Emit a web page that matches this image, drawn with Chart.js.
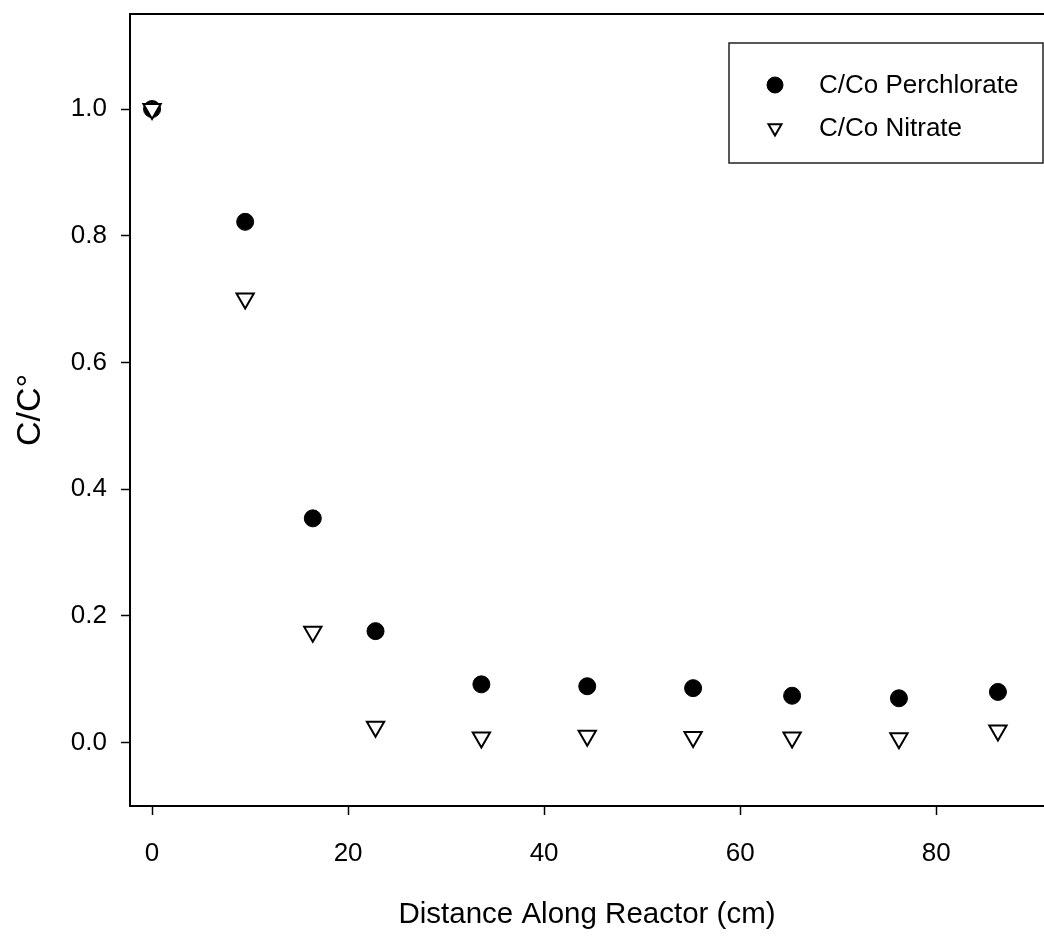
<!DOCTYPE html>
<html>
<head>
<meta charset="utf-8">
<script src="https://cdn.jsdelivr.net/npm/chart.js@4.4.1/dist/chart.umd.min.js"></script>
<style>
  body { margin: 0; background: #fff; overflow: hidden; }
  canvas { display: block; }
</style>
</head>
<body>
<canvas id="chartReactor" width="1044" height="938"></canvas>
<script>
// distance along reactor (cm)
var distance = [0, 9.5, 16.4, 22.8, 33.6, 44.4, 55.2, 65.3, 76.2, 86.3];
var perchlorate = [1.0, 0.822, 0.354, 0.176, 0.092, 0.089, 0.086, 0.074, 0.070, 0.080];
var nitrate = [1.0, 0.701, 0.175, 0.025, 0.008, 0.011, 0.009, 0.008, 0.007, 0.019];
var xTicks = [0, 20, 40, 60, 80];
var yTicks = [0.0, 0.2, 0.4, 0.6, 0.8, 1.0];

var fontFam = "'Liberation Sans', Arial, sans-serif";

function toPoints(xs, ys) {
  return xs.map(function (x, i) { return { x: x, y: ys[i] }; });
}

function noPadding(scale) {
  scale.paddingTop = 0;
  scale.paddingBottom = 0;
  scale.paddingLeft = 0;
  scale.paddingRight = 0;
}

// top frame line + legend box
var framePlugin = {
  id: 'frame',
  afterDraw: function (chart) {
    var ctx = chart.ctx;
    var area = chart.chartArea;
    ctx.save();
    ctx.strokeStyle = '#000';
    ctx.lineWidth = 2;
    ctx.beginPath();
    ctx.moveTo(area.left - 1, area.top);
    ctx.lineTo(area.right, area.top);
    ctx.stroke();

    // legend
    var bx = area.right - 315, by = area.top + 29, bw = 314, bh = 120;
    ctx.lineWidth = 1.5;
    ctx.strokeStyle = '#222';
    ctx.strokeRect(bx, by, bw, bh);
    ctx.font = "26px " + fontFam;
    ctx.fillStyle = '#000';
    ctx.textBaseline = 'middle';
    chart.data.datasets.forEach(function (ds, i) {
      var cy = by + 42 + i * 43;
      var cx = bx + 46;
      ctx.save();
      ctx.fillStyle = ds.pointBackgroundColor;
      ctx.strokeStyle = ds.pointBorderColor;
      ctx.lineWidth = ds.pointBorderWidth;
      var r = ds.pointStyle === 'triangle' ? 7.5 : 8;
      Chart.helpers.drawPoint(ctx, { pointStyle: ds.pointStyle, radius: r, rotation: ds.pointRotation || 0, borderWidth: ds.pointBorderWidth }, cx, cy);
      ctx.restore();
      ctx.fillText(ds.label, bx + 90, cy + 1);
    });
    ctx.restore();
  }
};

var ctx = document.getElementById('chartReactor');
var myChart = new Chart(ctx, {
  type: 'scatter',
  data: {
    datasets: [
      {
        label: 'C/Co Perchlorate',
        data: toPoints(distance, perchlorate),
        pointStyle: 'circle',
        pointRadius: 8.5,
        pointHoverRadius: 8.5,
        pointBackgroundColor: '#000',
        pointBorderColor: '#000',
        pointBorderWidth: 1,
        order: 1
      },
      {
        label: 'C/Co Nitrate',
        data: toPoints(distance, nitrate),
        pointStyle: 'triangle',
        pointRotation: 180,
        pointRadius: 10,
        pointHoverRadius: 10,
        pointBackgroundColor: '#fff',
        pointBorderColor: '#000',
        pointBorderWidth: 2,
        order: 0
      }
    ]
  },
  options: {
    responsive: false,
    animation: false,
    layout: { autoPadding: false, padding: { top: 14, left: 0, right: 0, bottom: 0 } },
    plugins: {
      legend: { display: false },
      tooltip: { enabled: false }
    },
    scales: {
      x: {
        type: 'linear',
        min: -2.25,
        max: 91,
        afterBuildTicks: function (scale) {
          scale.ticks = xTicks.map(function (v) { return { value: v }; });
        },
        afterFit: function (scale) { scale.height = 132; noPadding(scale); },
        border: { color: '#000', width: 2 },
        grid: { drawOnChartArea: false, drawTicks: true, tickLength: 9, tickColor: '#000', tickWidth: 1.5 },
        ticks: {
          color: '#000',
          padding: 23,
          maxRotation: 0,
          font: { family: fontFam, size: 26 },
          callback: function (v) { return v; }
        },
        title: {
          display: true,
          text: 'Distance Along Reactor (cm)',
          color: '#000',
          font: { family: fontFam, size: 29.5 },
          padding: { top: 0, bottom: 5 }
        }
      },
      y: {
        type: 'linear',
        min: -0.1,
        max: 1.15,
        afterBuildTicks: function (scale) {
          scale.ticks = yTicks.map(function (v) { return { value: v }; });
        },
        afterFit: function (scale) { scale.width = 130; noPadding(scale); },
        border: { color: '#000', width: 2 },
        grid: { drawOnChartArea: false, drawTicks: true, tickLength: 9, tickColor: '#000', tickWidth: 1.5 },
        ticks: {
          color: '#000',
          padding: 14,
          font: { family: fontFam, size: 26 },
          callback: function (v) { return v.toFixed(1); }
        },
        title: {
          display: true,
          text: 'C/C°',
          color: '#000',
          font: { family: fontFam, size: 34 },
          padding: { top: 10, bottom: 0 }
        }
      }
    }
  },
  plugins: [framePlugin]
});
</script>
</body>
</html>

+++

## Stated goal
Print the listing above in full, exactly as written. Omit any pictures.

## Solution
Emit a web page that matches this image, drawn with Chart.js.
<!DOCTYPE html>
<html>
<head>
<meta charset="utf-8">
<script src="https://cdn.jsdelivr.net/npm/chart.js@4.4.1/dist/chart.umd.min.js"></script>
<style>
  body { margin: 0; background: #fff; overflow: hidden; }
  canvas { display: block; }
</style>
</head>
<body>
<canvas id="chartReactor" width="1044" height="938"></canvas>
<script>
// distance along reactor (cm)
var distance = [0, 9.5, 16.4, 22.8, 33.6, 44.4, 55.2, 65.3, 76.2, 86.3];
var perchlorate = [1.0, 0.822, 0.354, 0.176, 0.092, 0.089, 0.086, 0.074, 0.070, 0.080];
var nitrate = [1.0, 0.701, 0.175, 0.025, 0.008, 0.011, 0.009, 0.008, 0.007, 0.019];
var xTicks = [0, 20, 40, 60, 80];
var yTicks = [0.0, 0.2, 0.4, 0.6, 0.8, 1.0];

var fontFam = "'Liberation Sans', Arial, sans-serif";

function toPoints(xs, ys) {
  return xs.map(function (x, i) { return { x: x, y: ys[i] }; });
}

function noPadding(scale) {
  scale.paddingTop = 0;
  scale.paddingBottom = 0;
  scale.paddingLeft = 0;
  scale.paddingRight = 0;
}

// top frame line + legend box
var framePlugin = {
  id: 'frame',
  afterDraw: function (chart) {
    var ctx = chart.ctx;
    var area = chart.chartArea;
    ctx.save();
    ctx.strokeStyle = '#000';
    ctx.lineWidth = 2;
    ctx.beginPath();
    ctx.moveTo(area.left - 1, area.top);
    ctx.lineTo(area.right, area.top);
    ctx.stroke();

    // legend
    var bx = area.right - 315, by = area.top + 29, bw = 314, bh = 120;
    ctx.lineWidth = 1.5;
    ctx.strokeStyle = '#222';
    ctx.strokeRect(bx, by, bw, bh);
    ctx.font = "26px " + fontFam;
    ctx.fillStyle = '#000';
    ctx.textBaseline = 'middle';
    chart.data.datasets.forEach(function (ds, i) {
      var cy = by + 42 + i * 43;
      var cx = bx + 46;
      ctx.save();
      ctx.fillStyle = ds.pointBackgroundColor;
      ctx.strokeStyle = ds.pointBorderColor;
      ctx.lineWidth = ds.pointBorderWidth;
      var r = ds.pointStyle === 'triangle' ? 7.5 : 8;
      Chart.helpers.drawPoint(ctx, { pointStyle: ds.pointStyle, radius: r, rotation: ds.pointRotation || 0, borderWidth: ds.pointBorderWidth }, cx, cy);
      ctx.restore();
      ctx.fillText(ds.label, bx + 90, cy + 1);
    });
    ctx.restore();
  }
};

var ctx = document.getElementById('chartReactor');
var myChart = new Chart(ctx, {
  type: 'scatter',
  data: {
    datasets: [
      {
        label: 'C/Co Perchlorate',
        data: toPoints(distance, perchlorate),
        pointStyle: 'circle',
        pointRadius: 8.5,
        pointHoverRadius: 8.5,
        pointBackgroundColor: '#000',
        pointBorderColor: '#000',
        pointBorderWidth: 1,
        order: 1
      },
      {
        label: 'C/Co Nitrate',
        data: toPoints(distance, nitrate),
        pointStyle: 'triangle',
        pointRotation: 180,
        pointRadius: 10,
        pointHoverRadius: 10,
        pointBackgroundColor: '#fff',
        pointBorderColor: '#000',
        pointBorderWidth: 2,
        order: 0
      }
    ]
  },
  options: {
    responsive: false,
    animation: false,
    layout: { autoPadding: false, padding: { top: 14, left: 0, right: 0, bottom: 0 } },
    plugins: {
      legend: { display: false },
      tooltip: { enabled: false }
    },
    scales: {
      x: {
        type: 'linear',
        min: -2.25,
        max: 91,
        afterBuildTicks: function (scale) {
          scale.ticks = xTicks.map(function (v) { return { value: v }; });
        },
        afterFit: function (scale) { scale.height = 132; noPadding(scale); },
        border: { color: '#000', width: 2 },
        grid: { drawOnChartArea: false, drawTicks: true, tickLength: 9, tickColor: '#000', tickWidth: 1.5 },
        ticks: {
          color: '#000',
          padding: 23,
          maxRotation: 0,
          font: { family: fontFam, size: 26 },
          callback: function (v) { return v; }
        },
        title: {
          display: true,
          text: 'Distance Along Reactor (cm)',
          color: '#000',
          font: { family: fontFam, size: 29.5 },
          padding: { top: 0, bottom: 5 }
        }
      },
      y: {
        type: 'linear',
        min: -0.1,
        max: 1.15,
        afterBuildTicks: function (scale) {
          scale.ticks = yTicks.map(function (v) { return { value: v }; });
        },
        afterFit: function (scale) { scale.width = 130; noPadding(scale); },
        border: { color: '#000', width: 2 },
        grid: { drawOnChartArea: false, drawTicks: true, tickLength: 9, tickColor: '#000', tickWidth: 1.5 },
        ticks: {
          color: '#000',
          padding: 14,
          font: { family: fontFam, size: 26 },
          callback: function (v) { return v.toFixed(1); }
        },
        title: {
          display: true,
          text: 'C/C°',
          color: '#000',
          font: { family: fontFam, size: 34 },
          padding: { top: 10, bottom: 0 }
        }
      }
    }
  },
  plugins: [framePlugin]
});
</script>
</body>
</html>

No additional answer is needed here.